Couldn’t a multibillion-dollar company put a few more bucks into sprucing up their landing page?
But why would they do that? They are targeting methodical B2B buyers, and this is the approach that works.
Understand Their Personal Motivations
I could end the article now, and you’d walk away with some tips that could cause your sales to explode.
But I’m not done.
One thing that many B2B buyers miss is the role that individual personal motivations play in the sales process.
Remember, even though it’s a B2B sale, there are real people involved. Thus, all your customer psychology information still plays a role.
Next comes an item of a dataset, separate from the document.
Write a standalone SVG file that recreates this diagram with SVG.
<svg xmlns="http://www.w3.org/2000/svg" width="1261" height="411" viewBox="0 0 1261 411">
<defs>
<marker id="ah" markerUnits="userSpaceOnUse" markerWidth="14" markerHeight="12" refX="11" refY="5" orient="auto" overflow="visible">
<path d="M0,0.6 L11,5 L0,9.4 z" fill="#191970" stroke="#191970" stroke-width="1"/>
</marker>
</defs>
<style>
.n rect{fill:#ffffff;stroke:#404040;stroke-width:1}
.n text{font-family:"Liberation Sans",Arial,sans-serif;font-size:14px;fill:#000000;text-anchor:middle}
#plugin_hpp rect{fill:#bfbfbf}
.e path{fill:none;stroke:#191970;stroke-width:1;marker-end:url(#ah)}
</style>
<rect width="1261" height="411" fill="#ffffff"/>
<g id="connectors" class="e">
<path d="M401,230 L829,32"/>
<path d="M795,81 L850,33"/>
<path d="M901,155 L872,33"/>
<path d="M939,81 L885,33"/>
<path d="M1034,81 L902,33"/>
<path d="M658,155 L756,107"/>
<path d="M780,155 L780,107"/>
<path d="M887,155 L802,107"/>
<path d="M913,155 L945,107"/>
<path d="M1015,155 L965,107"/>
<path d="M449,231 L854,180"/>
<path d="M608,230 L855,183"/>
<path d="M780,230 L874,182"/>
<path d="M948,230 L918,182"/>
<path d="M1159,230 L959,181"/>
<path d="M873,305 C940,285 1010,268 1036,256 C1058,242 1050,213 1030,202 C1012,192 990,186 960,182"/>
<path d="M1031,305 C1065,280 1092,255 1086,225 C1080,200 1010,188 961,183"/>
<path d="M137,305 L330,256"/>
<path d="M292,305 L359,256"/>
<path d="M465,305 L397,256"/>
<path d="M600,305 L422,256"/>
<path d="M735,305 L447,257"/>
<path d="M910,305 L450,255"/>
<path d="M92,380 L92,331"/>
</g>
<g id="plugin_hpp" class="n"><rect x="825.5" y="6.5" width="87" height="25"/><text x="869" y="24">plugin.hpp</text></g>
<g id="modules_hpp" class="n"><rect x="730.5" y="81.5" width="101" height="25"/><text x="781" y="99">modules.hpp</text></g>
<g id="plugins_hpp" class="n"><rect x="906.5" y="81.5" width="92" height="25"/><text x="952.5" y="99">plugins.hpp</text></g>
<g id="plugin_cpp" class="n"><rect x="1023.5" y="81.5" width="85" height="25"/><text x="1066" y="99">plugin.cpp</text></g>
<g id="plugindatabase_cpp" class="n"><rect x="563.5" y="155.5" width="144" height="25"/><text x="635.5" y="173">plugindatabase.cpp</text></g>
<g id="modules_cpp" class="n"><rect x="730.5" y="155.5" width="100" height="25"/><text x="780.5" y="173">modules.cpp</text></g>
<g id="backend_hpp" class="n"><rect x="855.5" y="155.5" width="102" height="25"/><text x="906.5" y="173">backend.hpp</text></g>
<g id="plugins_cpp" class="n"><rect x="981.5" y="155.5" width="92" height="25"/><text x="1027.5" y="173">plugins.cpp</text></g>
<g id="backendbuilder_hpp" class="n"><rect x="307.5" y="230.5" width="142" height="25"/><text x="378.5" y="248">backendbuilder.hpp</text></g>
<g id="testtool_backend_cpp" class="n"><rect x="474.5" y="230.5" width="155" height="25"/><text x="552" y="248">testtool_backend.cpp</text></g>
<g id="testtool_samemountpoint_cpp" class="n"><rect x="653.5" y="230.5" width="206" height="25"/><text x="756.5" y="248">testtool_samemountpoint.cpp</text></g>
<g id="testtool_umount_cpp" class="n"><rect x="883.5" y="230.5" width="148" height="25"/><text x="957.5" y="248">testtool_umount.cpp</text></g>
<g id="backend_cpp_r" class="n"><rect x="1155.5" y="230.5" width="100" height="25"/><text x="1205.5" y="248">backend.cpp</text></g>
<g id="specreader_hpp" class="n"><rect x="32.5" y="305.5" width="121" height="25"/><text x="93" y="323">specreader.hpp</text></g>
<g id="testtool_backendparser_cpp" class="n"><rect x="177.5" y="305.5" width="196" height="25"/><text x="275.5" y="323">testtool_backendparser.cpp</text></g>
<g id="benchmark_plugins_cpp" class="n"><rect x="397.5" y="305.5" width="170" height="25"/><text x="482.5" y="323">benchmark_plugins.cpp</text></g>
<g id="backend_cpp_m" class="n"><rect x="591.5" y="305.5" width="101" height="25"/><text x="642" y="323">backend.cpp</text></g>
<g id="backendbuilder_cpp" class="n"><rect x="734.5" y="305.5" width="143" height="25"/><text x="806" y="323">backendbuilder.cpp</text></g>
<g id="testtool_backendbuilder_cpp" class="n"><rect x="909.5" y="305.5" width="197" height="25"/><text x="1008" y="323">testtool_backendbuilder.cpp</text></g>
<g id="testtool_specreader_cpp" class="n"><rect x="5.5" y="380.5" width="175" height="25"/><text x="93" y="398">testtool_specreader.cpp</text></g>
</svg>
You need to realize that a decision-making B2B buyer will be affected by the personal features related to his or her decision-making process.
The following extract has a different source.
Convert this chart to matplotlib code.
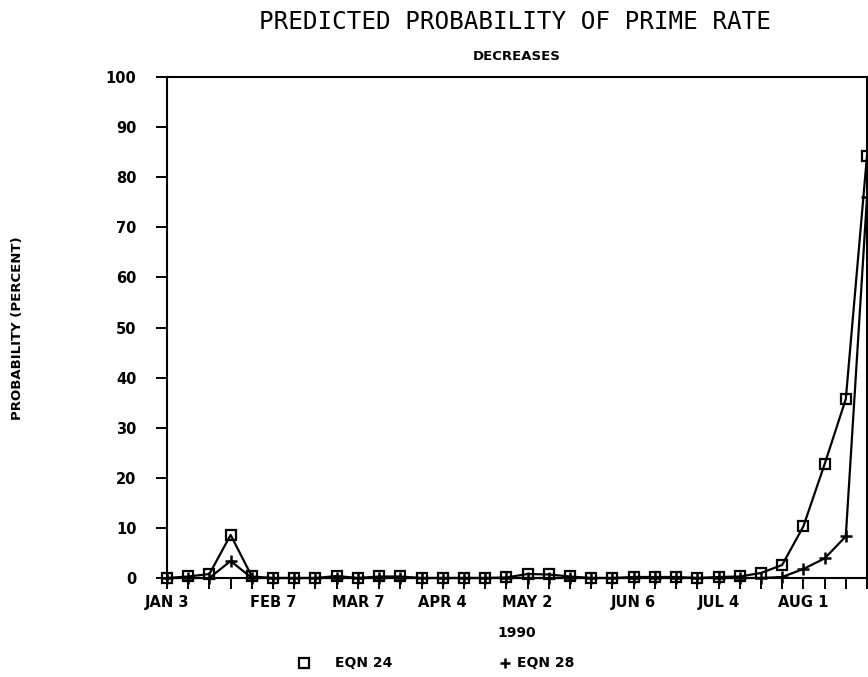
import numpy as np
import pandas as pd
import matplotlib
matplotlib.use('Agg')
import matplotlib.pyplot as plt
from matplotlib.lines import Line2D

# weekly observations, 1990
weeks = pd.date_range('1990-01-03', periods=34, freq='7D')
eqn24 = [0, 0.3, 0.8, 8.6, 0.3, 0, 0, 0, 0.4, 0, 0.3, 0.3, 0, 0, 0, 0, 0.1,
         0.8, 0.7, 0.3, 0, 0, 0.2, 0.2, 0.2, 0, 0.2, 0.3, 1.0, 2.6, 10.3, 22.7,
         35.7, 84.3]
eqn28 = [0, 0, 0, 3.4, 0, 0, 0, 0, 0, 0, 0, 0, 0, 0, 0, 0, 0,
         0, 0, 0, 0, 0, 0, 0, 0, 0, 0, 0, 0, 0.2, 1.8, 3.9,
         8.3, 76.0]
label_dates = ['1990-01-03', '1990-02-07', '1990-03-07', '1990-04-04',
               '1990-05-02', '1990-06-06', '1990-07-04', '1990-08-01']
label_text = ['JAN 3', 'FEB 7', 'MAR 7', 'APR 4', 'MAY 2', 'JUN 6', 'JUL 4', 'AUG 1']
yticks = np.arange(0, 101, 10)

plt.rcParams['font.family'] = 'DejaVu Sans'
fig = plt.figure(figsize=(8.68, 6.77), dpi=100)
ax = fig.add_axes([167 / 868, 1 - 578 / 677, 700 / 868, 501 / 677])

ax.plot(weeks, eqn24, color='black', lw=1.6, marker='s', ms=7,
        mfc='none', mec='black', mew=1.6, clip_on=False, zorder=3)
ax.plot(weeks, eqn28, color='black', lw=1.6, marker='+', ms=9,
        mew=1.8, clip_on=False, zorder=4)

ax.set_xlim(weeks[0], weeks[-1])
ax.set_ylim(0, 100)

lab_map = dict(zip(pd.to_datetime(label_dates), label_text))
ax.set_xticks(weeks)
ax.set_xticklabels([lab_map.get(d, '') for d in weeks],
                   fontsize=10.5, fontweight='bold')
ax.set_yticks(yticks)
ax.set_yticklabels([str(v) for v in yticks], fontsize=10.5, fontweight='bold')
ax.tick_params(axis='both', direction='out', length=8, width=1.4, color='black')
ax.tick_params(axis='x', pad=4)
ax.tick_params(axis='y', pad=14)
for s in ax.spines.values():
    s.set_linewidth(1.5)

ax.set_xlabel('1990', fontsize=10, fontweight='bold', labelpad=12)

fig.text(515 / 868, 1 - 22 / 677, 'PREDICTED PROBABILITY OF PRIME RATE',
         ha='center', va='center', fontsize=17.5, family='DejaVu Sans Mono')
fig.text(517 / 868, 1 - 57 / 677, 'DECREASES', ha='center', va='center',
         fontsize=9.5, fontweight='bold')
fig.text(18 / 868, 1 - 328 / 677, 'PROBABILITY (PERCENT)', rotation=90,
         ha='center', va='center', fontsize=9.5, fontweight='bold')

# legend row
fig.add_artist(Line2D([304 / 868], [1 - 663 / 677], marker='s', ms=7,
                      mfc='none', mec='black', mew=1.6, ls='none'))
fig.text(335 / 868, 1 - 663 / 677, 'EQN 24', ha='left', va='center',
         fontsize=10, fontweight='bold')
fig.add_artist(Line2D([505 / 868], [1 - 663 / 677], marker='+', ms=7,
                      mec='black', mew=1.8, ls='none'))
fig.text(517 / 868, 1 - 663 / 677, 'EQN 28', ha='left', va='center',
         fontsize=10, fontweight='bold')

fig.savefig('out.png', dpi=100)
How do you exploit these characteristics in B2B marketing? I’ll try to sum it up in one line.
They are in it for what they can get personally not just corporately.
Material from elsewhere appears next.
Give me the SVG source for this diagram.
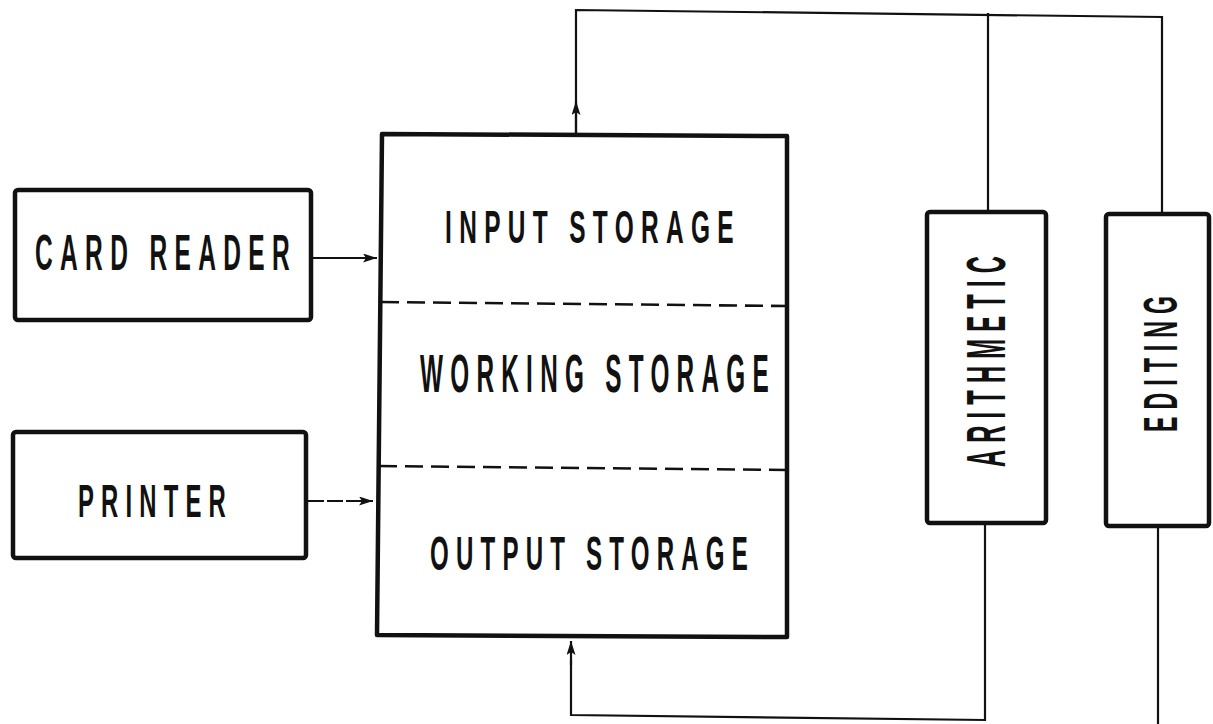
<svg xmlns="http://www.w3.org/2000/svg" width="1213" height="724" viewBox="0 0 1213 724">
<style>
.box{fill:none;stroke:#111;stroke-width:4.5;stroke-linejoin:round}
.line{fill:none;stroke:#111;stroke-width:2.2}
.div{fill:none;stroke:#111;stroke-width:2.6;stroke-dasharray:18 8}
.lbl{font-family:"Liberation Sans",Arial,sans-serif;font-weight:bold;fill:#111;letter-spacing:0.3em}
</style>
<defs>
<marker id="ah" viewBox="0 0 14 9" refX="14" refY="4.5" markerWidth="14" markerHeight="9" markerUnits="userSpaceOnUse" orient="auto">
<path d="M0,0 L14,4.5 L0,9 L3,4.5 Z" fill="#111"/>
</marker>
</defs>
<rect width="1213" height="724" fill="#fff"/>
<g id="connectors">
<line class="line" x1="311" y1="258" x2="377" y2="258" marker-end="url(#ah)"/>
<line class="line" x1="308" y1="501" x2="373" y2="501" stroke-dasharray="16 3" marker-end="url(#ah)"/>
<polyline class="line" points="1162,215 1162,17 576,10 576,135"/>
<line class="line" x1="576" y1="135" x2="576" y2="101" marker-end="url(#ah)"/>
<line class="line" x1="988" y1="13" x2="988" y2="212"/>
<polyline class="line" points="985,523 985,720 571,715 571,660"/>
<line class="line" x1="571" y1="665" x2="571" y2="641" marker-end="url(#ah)"/>
<line class="line" x1="1158" y1="526" x2="1158" y2="724"/>
</g>
<g id="card-reader">
<rect class="box" x="15" y="190" width="296" height="130" rx="3"/>
<text class="lbl" x="35" y="270" font-size="50" textLength="262" lengthAdjust="spacingAndGlyphs">CARD READER</text>
</g>
<g id="printer">
<rect class="box" x="13" y="432" width="293" height="126" rx="3"/>
<text class="lbl" x="78" y="517" font-size="47" textLength="155" lengthAdjust="spacingAndGlyphs">PRINTER</text>
</g>
<g id="storage">
<path class="box" d="M382,134 L787,136 L787,637 L377,635 Z"/>
<line class="div" x1="381" y1="302" x2="787" y2="306"/>
<line class="div" x1="379" y1="466" x2="787" y2="470"/>
<text class="lbl" x="445" y="243" font-size="46" textLength="296" lengthAdjust="spacingAndGlyphs">INPUT STORAGE</text>
<text class="lbl" x="420" y="392" font-size="54" textLength="356" lengthAdjust="spacingAndGlyphs">WORKING STORAGE</text>
<text class="lbl" x="430" y="570" font-size="49" textLength="325" lengthAdjust="spacingAndGlyphs">OUTPUT STORAGE</text>
</g>
<g id="arithmetic">
<rect class="box" x="927" y="212" width="119" height="311" rx="3"/>
<text class="lbl" transform="translate(1005,467) rotate(-90)" font-size="55" textLength="218" lengthAdjust="spacingAndGlyphs">ARITHMETIC</text>
</g>
<g id="editing">
<rect class="box" x="1106" y="214" width="103" height="312" rx="3"/>
<text class="lbl" transform="translate(1177,432) rotate(-90)" font-size="49" textLength="143" lengthAdjust="spacingAndGlyphs">EDITING</text>
</g>
</svg>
What does this mean? It means that a B2B buyer cares about more than just profits and quarterly earnings. The buyer cares about the self.
- How will this purchase make them look?
- Will they get a bonus based on their improved performance?
- Will this purchase impress their boss?
- Will they be able to learn the SaaS quickly?
- Will they work quicker, and not have to work evenings and weekends?
- Will they make fewer mistakes?
- Will this make their job easier?
Each of these questions tilts towards the intensely emotional approach of the B2B SaaS decision, but they are crucial.
Here is how to get in the mind of a SaaS customer as an individual, and therefore make your marketing more effective.
Use persuasive techniques
Persuasion techniques are totally a part of B2B sales. Take advantage of all the persuasion tactics you can, because you are interacting with real people who are susceptible to the art of persuasion.
Mention.com’s headline appeals to the sense of curiosity that many people have. Even though Mention.com is a SaaS for businesses, it uses persuasion methods that individuals will respond to.
Understand the role of emotion
Emotions play a legitimate and powerful role in decision-making. According to the advanced findings of fMRI, a customer’s emotions play the largest role in their decision-making process.
When a B2B customer makes a decision to buy, he or she will do so based largely on emotion. Some of the corporate checks-and-balances may impose some logic-driven methodology on the process, but the customer herself serves as the catalyst to a decision.
Don’t forsake the importance of emotional factors in the process.
Marketing to SaaS customers doesn’t have to be some dark art. These are people you’re selling to, not some corporate monsters.
So, be real, genuine, appealing, and authentic. Keep in mind that corporate decision-making is all part of the process. On the whole, however, you have the freedom to sketch out your persona, answer some critical questions, analyze their methodical propensity, and market to individuals.
Once you do, your B2B SaaS marketing will take off.
What effective techniques have you discovered in marketing your B2B SaaS?